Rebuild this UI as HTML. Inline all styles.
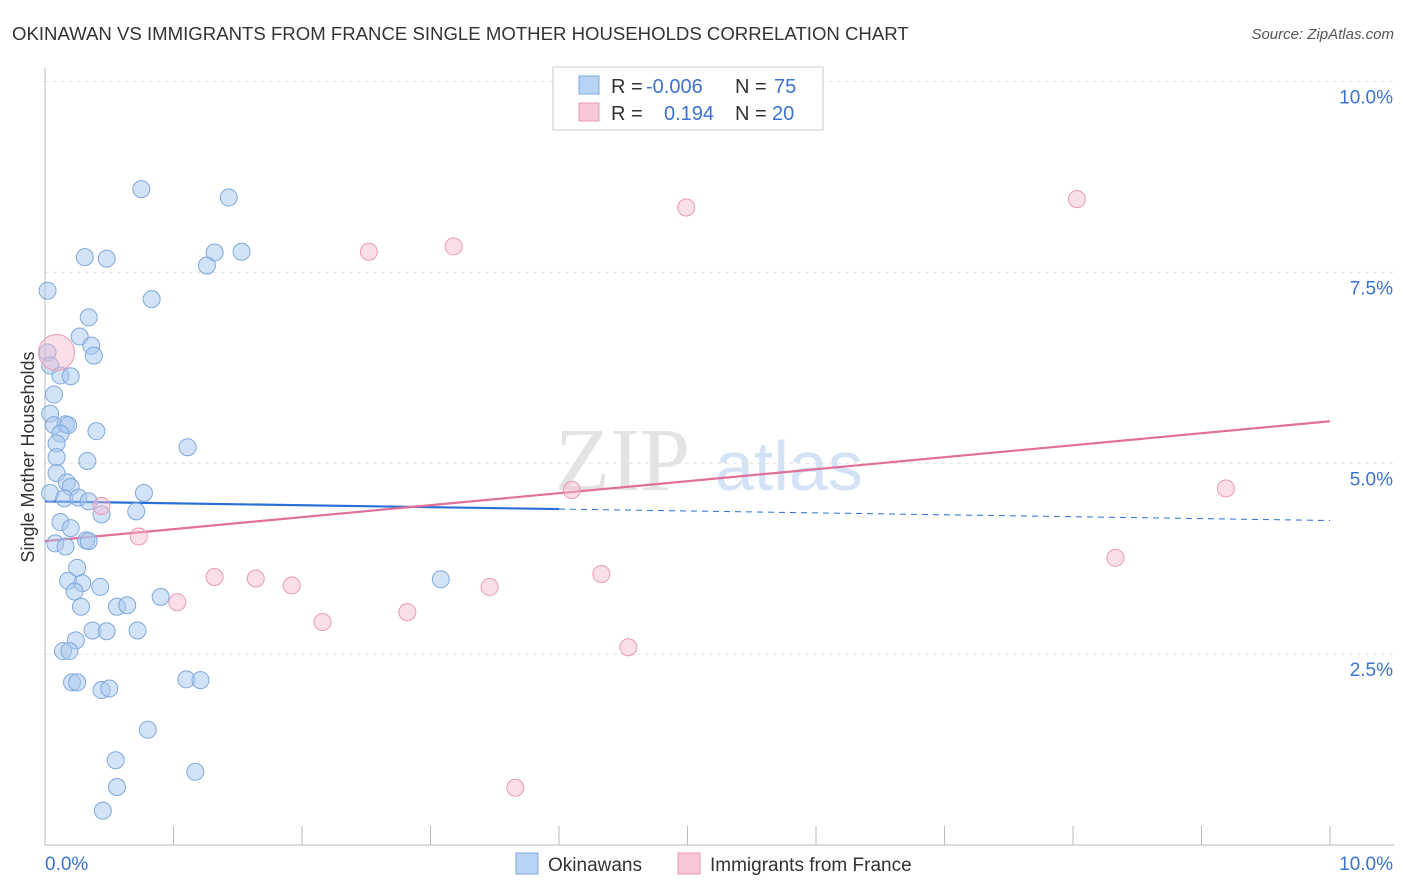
<!DOCTYPE html>
<html><head><meta charset="utf-8"><style>
body{margin:0;background:#fff;font-family:"Liberation Sans",sans-serif}
svg{display:block}
</style></head><body>
<svg id="chart" width="1406" height="892" xmlns="http://www.w3.org/2000/svg">
<text x="12" y="40" font-size="18.6" fill="#333">OKINAWAN VS IMMIGRANTS FROM FRANCE SINGLE MOTHER HOUSEHOLDS CORRELATION CHART</text>
<text x="1394" y="39" font-size="15" fill="#555" font-style="italic" text-anchor="end">Source: ZipAtlas.com</text>
<text x="34" y="457" font-size="18" fill="#333" text-anchor="middle" transform="rotate(-90 34 457)">Single Mother Households</text>
<g><text x="555" y="490" font-size="90" fill="#ddd" font-family="Liberation Serif,serif" opacity="0.8">ZIP</text><text x="715" y="490" font-size="70" fill="#c9dcf2" opacity="0.8">atlas</text></g>
<g id="grid"></g><g id="axes"></g><g id="trend"></g><g id="pts"></g>
<g>
<rect x="553" y="67" width="270" height="63" fill="#fff" stroke="#ccc"/>
<rect x="579" y="76" width="20" height="18" fill="#b9d3f5" stroke="#7fa8dc"/>
<rect x="579" y="103" width="20" height="18" fill="#f9c6d5" stroke="#eb9ab4"/>
<text y="93" font-size="20" fill="#333"><tspan x="611">R =</tspan><tspan x="646" fill="#3a73d0">-0.006</tspan><tspan x="735">N =</tspan><tspan x="774" fill="#3a73d0">75</tspan></text>
<text y="120" font-size="20" fill="#333"><tspan x="611">R =</tspan><tspan x="664" fill="#3a73d0">0.194</tspan><tspan x="735">N =</tspan><tspan x="772" fill="#3a73d0">20</tspan></text>
</g>
<g>
<rect x="516" y="853" width="22" height="21" fill="#b9d3f5" stroke="#7fa8dc"/>
<text x="548" y="871" font-size="19" fill="#333">Okinawans</text>
<rect x="678" y="853" width="22" height="21" fill="#f9c6d5" stroke="#eb9ab4"/>
<text x="710" y="871" font-size="19" fill="#333">Immigrants from France</text>
</g>
</svg>
<script>
const blueX=[.75,1.43,.31,.48,1.32,1.53,1.26,.02,.83,.34,.27,.36,.38,.02,.04,.12,.2,.07,.04,.07,.16,.18,.12,.4,.09,1.11,.09,.33,.09,.17,.2,.04,.15,.26,.34,.77,.44,.71,.12,.2,.32,.34,.08,.16,.25,.18,.29,.43,.23,.9,.28,.56,.64,.37,.48,.72,.24,.14,.19,.21,.25,.44,.5,1.1,1.21,.8,.55,1.17,.56,.45,3.08];
const blueY=[8.59,8.48,7.70,7.68,7.76,7.77,7.59,7.26,7.15,6.91,6.66,6.54,6.41,6.45,6.28,6.15,6.14,5.90,5.65,5.50,5.51,5.50,5.39,5.42,5.26,5.21,5.08,5.03,4.87,4.75,4.69,4.61,4.54,4.55,4.50,4.61,4.33,4.37,4.23,4.15,3.99,3.98,3.95,3.91,3.63,3.46,3.43,3.38,3.32,3.25,3.12,3.12,3.14,2.81,2.80,2.81,2.68,2.54,2.54,2.13,2.13,2.03,2.05,2.17,2.16,1.51,1.11,.96,.76,.45,3.48];
const pinkX=[.09,4.99,8.03,2.52,3.18,4.10,9.19,.44,.73,1.32,1.64,1.92,1.03,2.16,2.82,3.46,4.33,4.54,3.66,8.33];
const pinkY=[6.45,8.35,8.46,7.77,7.84,4.65,4.67,4.44,4.04,3.51,3.49,3.40,3.18,2.92,3.05,3.38,3.55,2.59,.75,3.76];
const yTicks=[2.5,5.0,7.5,10.0];
const yTickLabels=["2.5%","5.0%","7.5%","10.0%"];
const blueTrend=[4.50,4.25];const pinkTrend=[3.98,5.55];
const X=v=>45+v*128.5, Y=v=>845-v*76.35;
const NS="http://www.w3.org/2000/svg";
function mk(p,t,a){const e=document.createElementNS(NS,t);for(const k in a)e.setAttribute(k,a[k]);p.appendChild(e);return e;}
const g=document.getElementById('grid'),ax=document.getElementById('axes'),tr=document.getElementById('trend'),pts=document.getElementById('pts');
yTicks.forEach((t,i)=>{const l=mk(g,'line',{x1:45,x2:1394,y1:Y(t),y2:Y(t),stroke:'#e2e2e2','stroke-dasharray':'4,4'});


const tx=mk(ax,'text',{x:1393,y:Y(t)+22,'font-size':19,fill:'#3a73d0','text-anchor':'end'});tx.textContent=yTickLabels[i];

});
mk(ax,'line',{x1:45,x2:45,y1:68,y2:845,stroke:'#bbb'});
mk(ax,'line',{x1:45,x2:1394,y1:845,y2:845,stroke:'#bbb'});
for(let i=1;i<=10;i++){const t=mk(ax,'line',{x1:X(i),x2:X(i),y1:826,y2:845,stroke:'#bbb'});

}
const x0=mk(ax,'text',{x:45,y:870,'font-size':19,fill:'#3a73d0'});x0.textContent="0.0%";


const x1=mk(ax,'text',{x:1393,y:870,'font-size':19,fill:'#3a73d0','text-anchor':'end'});x1.textContent="10.0%";


blueX.forEach((v,i)=>{const c=mk(pts,'circle',{cx:X(v),cy:Y(blueY[i]),r:8.5,fill:'rgba(168,200,240,0.5)',stroke:'#7fa8dc','stroke-width':1});

});
pinkX.forEach((v,i)=>{const c=mk(pts,'circle',{cx:X(v),cy:Y(pinkY[i]),r:i==0?18:8.5,fill:'rgba(245,184,203,0.45)',stroke:'#eb9ab4','stroke-width':1});

});
const bAt=v=>blueTrend[0]+(blueTrend[1]-blueTrend[0])*v/10;
const b1=mk(tr,'line',{x1:X(0),y1:Y(bAt(0)),x2:X(4),y2:Y(bAt(4)),stroke:'#2a6fd6','stroke-width':2.2});


const b2=mk(tr,'line',{x1:X(4),y1:Y(bAt(4)),x2:X(10),y2:Y(bAt(10)),stroke:'#2a6fd6','stroke-width':1,'stroke-dasharray':'6,5'});


const p1=mk(tr,'line',{x1:X(0),y1:Y(pinkTrend[0]),x2:X(10),y2:Y(pinkTrend[1]),stroke:'#e0709a','stroke-width':2.2});


</script>
</body></html>
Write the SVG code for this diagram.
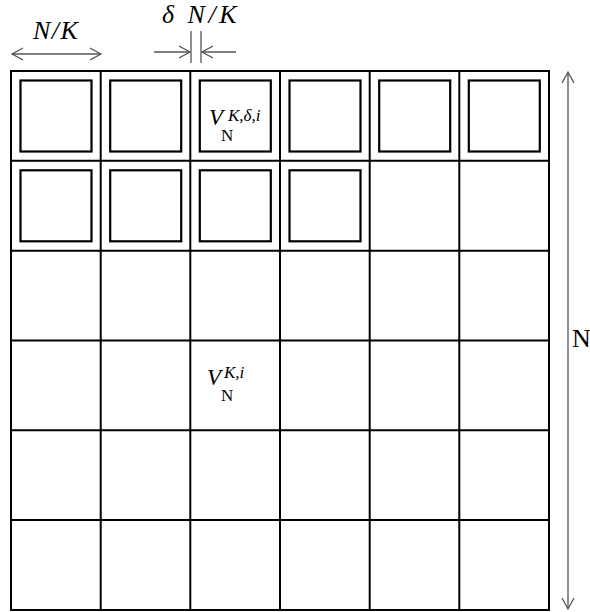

::::::::::

» **THE REQUEST**
Scan the records for the string "this". Copy each line in which it appears.

» **EXERCISE ANSWER**
Rebuild this UI as HTML. Inline all styles.
Write the SVG code for this diagram.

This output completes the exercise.